Однажды Катаев пришел в Головин на рассвете, пьяный, постучал в окно, но мать Роскина Вера Львовна не пустила: «Уходите, у нее есть муж»… Анна, узнав об этом, не смогла простить свекрови, навсегда перестала разговаривать с «ведьмой»…
«С этого все пошло наперекосяк», — говорит Мила Коваленко — отношения Анны с Роскиным начали рассыпаться, хотя брак их продлился всю жизнь…
В сборнике «Отец» 1928 года поэтическая подборка открывалась посвящением «Анне Катаевой» стихотворения о бронепоезде Гражданской войны:
И только вьюги белый дым,
И только льды в очах любой:
— Полцарства за стакан воды!
— Полжизни за любовь!
Кстати, стихи Катаева (и в том числе посвященные Леле), написанные его рукой и напечатанные на машинке с его правкой, Анна хранила всю жизнь.
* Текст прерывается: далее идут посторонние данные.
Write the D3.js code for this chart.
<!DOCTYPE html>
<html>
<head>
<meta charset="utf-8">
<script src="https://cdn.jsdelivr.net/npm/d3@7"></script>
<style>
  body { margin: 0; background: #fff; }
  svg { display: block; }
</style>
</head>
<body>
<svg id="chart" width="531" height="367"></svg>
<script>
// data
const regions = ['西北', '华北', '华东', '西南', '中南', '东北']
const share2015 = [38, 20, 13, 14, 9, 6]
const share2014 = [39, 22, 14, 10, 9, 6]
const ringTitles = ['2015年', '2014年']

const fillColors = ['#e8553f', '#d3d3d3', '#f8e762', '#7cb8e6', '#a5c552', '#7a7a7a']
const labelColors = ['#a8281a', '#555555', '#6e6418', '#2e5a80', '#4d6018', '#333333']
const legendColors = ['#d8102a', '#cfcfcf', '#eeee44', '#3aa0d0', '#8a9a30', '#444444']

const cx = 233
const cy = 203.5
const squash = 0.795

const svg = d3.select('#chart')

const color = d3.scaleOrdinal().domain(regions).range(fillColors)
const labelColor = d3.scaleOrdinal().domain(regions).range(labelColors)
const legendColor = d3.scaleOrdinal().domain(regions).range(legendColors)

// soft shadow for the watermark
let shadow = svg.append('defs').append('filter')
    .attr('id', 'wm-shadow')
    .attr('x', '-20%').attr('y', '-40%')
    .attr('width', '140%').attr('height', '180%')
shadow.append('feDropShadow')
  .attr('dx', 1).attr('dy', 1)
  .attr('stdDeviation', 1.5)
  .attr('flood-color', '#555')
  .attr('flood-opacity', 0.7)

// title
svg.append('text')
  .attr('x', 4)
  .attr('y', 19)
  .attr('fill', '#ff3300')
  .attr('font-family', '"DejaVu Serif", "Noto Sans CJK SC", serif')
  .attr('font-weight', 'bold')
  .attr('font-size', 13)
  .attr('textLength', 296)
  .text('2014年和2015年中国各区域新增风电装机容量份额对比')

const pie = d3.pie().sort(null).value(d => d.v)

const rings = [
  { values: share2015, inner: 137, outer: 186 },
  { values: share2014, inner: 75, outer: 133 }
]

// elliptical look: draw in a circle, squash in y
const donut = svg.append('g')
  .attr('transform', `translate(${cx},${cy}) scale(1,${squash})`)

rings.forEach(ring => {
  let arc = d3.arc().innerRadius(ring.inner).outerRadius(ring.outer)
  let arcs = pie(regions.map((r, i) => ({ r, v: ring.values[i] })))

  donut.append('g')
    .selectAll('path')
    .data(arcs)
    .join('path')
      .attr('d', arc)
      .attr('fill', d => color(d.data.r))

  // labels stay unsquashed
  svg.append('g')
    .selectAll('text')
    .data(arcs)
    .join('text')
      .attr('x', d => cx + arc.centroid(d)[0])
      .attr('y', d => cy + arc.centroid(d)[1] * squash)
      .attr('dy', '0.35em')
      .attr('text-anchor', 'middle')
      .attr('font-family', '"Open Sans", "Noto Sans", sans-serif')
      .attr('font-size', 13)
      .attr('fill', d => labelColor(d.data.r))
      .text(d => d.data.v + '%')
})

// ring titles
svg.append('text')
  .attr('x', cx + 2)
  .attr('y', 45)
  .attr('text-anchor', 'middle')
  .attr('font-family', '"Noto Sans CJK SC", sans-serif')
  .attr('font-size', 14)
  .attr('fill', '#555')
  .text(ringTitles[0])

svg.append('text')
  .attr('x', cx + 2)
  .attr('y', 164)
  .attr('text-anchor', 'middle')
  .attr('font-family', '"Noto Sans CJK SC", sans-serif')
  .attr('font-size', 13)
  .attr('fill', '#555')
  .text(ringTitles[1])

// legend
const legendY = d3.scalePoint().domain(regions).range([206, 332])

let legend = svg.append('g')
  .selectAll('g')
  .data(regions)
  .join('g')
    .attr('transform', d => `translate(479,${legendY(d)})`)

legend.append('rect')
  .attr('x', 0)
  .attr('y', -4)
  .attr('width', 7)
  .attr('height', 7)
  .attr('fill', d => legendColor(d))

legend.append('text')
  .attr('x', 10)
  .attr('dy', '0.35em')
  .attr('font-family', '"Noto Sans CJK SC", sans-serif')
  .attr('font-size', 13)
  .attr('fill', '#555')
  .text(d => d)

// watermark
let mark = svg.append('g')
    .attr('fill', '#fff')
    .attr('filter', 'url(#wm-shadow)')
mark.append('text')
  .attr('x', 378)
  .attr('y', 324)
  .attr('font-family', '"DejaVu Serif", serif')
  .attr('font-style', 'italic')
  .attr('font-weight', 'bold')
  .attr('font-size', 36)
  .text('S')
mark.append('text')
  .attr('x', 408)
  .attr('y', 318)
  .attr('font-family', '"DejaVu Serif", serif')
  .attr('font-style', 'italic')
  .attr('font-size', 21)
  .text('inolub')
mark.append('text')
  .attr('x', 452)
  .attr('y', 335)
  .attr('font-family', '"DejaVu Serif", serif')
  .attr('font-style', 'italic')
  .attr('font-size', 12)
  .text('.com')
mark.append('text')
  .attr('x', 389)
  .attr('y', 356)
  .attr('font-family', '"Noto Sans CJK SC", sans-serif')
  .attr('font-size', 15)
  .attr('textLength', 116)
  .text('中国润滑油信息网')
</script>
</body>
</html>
Людмила Коваленко вспоминает, что в детстве ее мучили страхи: «Хотелось сжаться в комок, быть незаметной и никому не мешать, поэтому и мое любимое слово было — «нет». Валя даже написал глупый стишок: «Наша Милка, как кобылка, надоела она мне, что ни спросишь, отвечает она: не». Ну и потом, когда мы остались одни без Вали, вся наша жизнь изменилась, до сих пор еще больно…»
В свои девяносто она с необычайной ясностью, затягиваясь сигаретой и поблескивая бриллиантами того самого золотого кольца, рассказала мне про Валю, который развлекал ее стихами, держал шкуры в разных комнатах (тигриную она боялась), катал ее на извозчике, водил на Страстной бульвар, где сажал на верблюда, который однажды, чем-то разгневанный, оплевал его с ног до головы. И весь в верблюжьей зловонной и тягучей слюне Валя бежал с девочкой по бульвару…
Отмывшись, он сидел в кресле, вытянув ноги к печке, а она сидела на его ногах, и они, хулиганы-заговорщики, разбирали по деталькам небольшие настенные часы… Катаев выкинул несколько колесиков в огонь, потом Анна Николаевна понесла часы к мастеру чинить…
«Милка» пришла к нему на юбилей, пятидесятилетие. Обнялись, заплакали. Повисла на нем, вдыхая знакомый запах одеколона, который помнила всегда…
Анна Сергеевна Коваленко умерла 26 августа 1980 года.